╭──

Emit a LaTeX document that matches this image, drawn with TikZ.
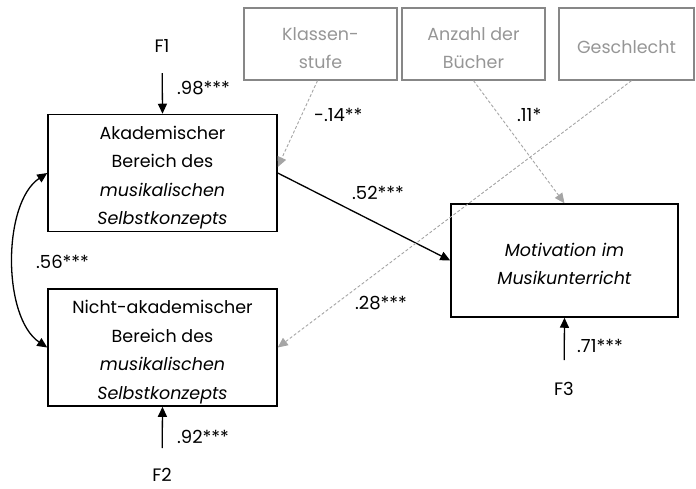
\documentclass[tikz,border=0pt]{standalone}
\usepackage{fontspec}
\setmainfont{Poppins}
\usetikzlibrary{arrows.meta}
\definecolor{boxgray}{RGB}{135,135,135}
\definecolor{txtgray}{RGB}{150,150,150}
\definecolor{dashgray}{RGB}{165,165,165}
% extra room above the first line of a box text
\newcommand\firstlinestrut[1]{\rule{0pt}{#1}}
\tikzset{
  mainbox/.style={draw=black, line width=1.5pt, align=center, inner sep=2pt,
    font=\fontsize{17.5}{28.5}\selectfont},
  covbox/.style={draw=boxgray, line width=1.3pt, align=center, inner sep=2pt,
    text=txtgray, minimum height=72pt, font=\fontsize{17.5}{28.5}\selectfont},
  lbl/.style={font=\fontsize{18}{20}\selectfont, inner sep=0pt},
  solidarr/.style={line width=1.3pt, -{Triangle[length=10pt,width=9pt]}},
  dasharr/.style={draw=dashgray, line width=0.9pt, dash pattern=on 3pt off 2pt,
    -{Triangle[length=10pt,width=9pt]}, color=dashgray},
}
\begin{document}
\begin{tikzpicture}[x=1pt,y=-1pt]
\useasboundingbox (0,0) rectangle (696,488);

% Latent constructs
\node[mainbox, minimum width=229pt, minimum height=112pt] (A) at (162.5,173)
  {\firstlinestrut{23pt}Akademischer\\Bereich des\\\textit{musikalischen}\\\textit{Selbstkonzepts}};
\node[mainbox, minimum width=229pt, minimum height=113pt] (N) at (162.5,347.5)
  {\firstlinestrut{23pt}Nicht-akademischer\\Bereich des\\\textit{musikalischen}\\\textit{Selbstkonzepts}};
\node[mainbox, minimum width=227pt, minimum height=113pt] (M) at (564.5,260.5)
  {\firstlinestrut{20pt}\textit{Motivation im}\\\textit{Musikunterricht}};

% Covariates
\node[covbox, minimum width=153pt] (K) at (320.5,44) {\firstlinestrut{21pt}Klassen-\\stufe};
\node[covbox, minimum width=143pt] (B) at (473.5,44) {\firstlinestrut{21pt}Anzahl der\\Bücher};
\node[covbox, minimum width=135pt] (G) at (626.5,44) {\firstlinestrut{20pt}Geschlecht};

% Residual terms
\node[lbl] (F1) at (162,45.5) {F1};
\node[lbl] (F2) at (162,475) {F2};
\node[lbl] (F3) at (564,389) {F3};

% Paths
\draw[solidarr, shorten <=21pt] (F1) -- (A.north);
\draw[solidarr, shorten <=20pt] (F2) -- (N.south);
\draw[solidarr, shorten <=22pt] (F3) -- (M.south);
\draw[solidarr] (A.east) -- (M.west);
\draw[line width=1.3pt, {Triangle[length=10pt,width=9pt]}-{Triangle[length=10pt,width=9pt]}]
  (A.west) .. controls +(-45,30) and +(-45,-30) .. (N.west);

\draw[dasharr] ([xshift=-3pt]K.south) -- ([yshift=6pt]A.east);
\draw[dasharr] (B.south) -- (M.north);
\draw[dasharr] ([xshift=5pt]G.south) -- (N.east);

% Coefficients
\node[lbl, anchor=west] at (177,88) {.98***};
\node[lbl, anchor=west] at (177,437) {.92***};
\node[lbl, anchor=west] at (577,346) {.71***};
\node[lbl, anchor=west] at (352,193) {.52***};
\node[lbl, anchor=west] at (36,262) {.56***};
\node[lbl, anchor=west] at (314,115) {-.14**};
\node[lbl, anchor=west] at (517,115) {.11*};
\node[lbl, anchor=west] at (355,303) {.28***};
\end{tikzpicture}
\end{document}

╰──

* _Your instructions_: Write out the lines from the start of the material to the line with "(0,0) rectangle (696,488);", inclusive and exactly. Skip the pictures.

* _Task output_:
Emit a LaTeX document that matches this image, drawn with TikZ.
\documentclass[tikz,border=0pt]{standalone}
\usepackage{fontspec}
\setmainfont{Poppins}
\usetikzlibrary{arrows.meta}
\definecolor{boxgray}{RGB}{135,135,135}
\definecolor{txtgray}{RGB}{150,150,150}
\definecolor{dashgray}{RGB}{165,165,165}
% extra room above the first line of a box text
\newcommand\firstlinestrut[1]{\rule{0pt}{#1}}
\tikzset{
  mainbox/.style={draw=black, line width=1.5pt, align=center, inner sep=2pt,
    font=\fontsize{17.5}{28.5}\selectfont},
  covbox/.style={draw=boxgray, line width=1.3pt, align=center, inner sep=2pt,
    text=txtgray, minimum height=72pt, font=\fontsize{17.5}{28.5}\selectfont},
  lbl/.style={font=\fontsize{18}{20}\selectfont, inner sep=0pt},
  solidarr/.style={line width=1.3pt, -{Triangle[length=10pt,width=9pt]}},
  dasharr/.style={draw=dashgray, line width=0.9pt, dash pattern=on 3pt off 2pt,
    -{Triangle[length=10pt,width=9pt]}, color=dashgray},
}
\begin{document}
\begin{tikzpicture}[x=1pt,y=-1pt]
\useasboundingbox (0,0) rectangle (696,488);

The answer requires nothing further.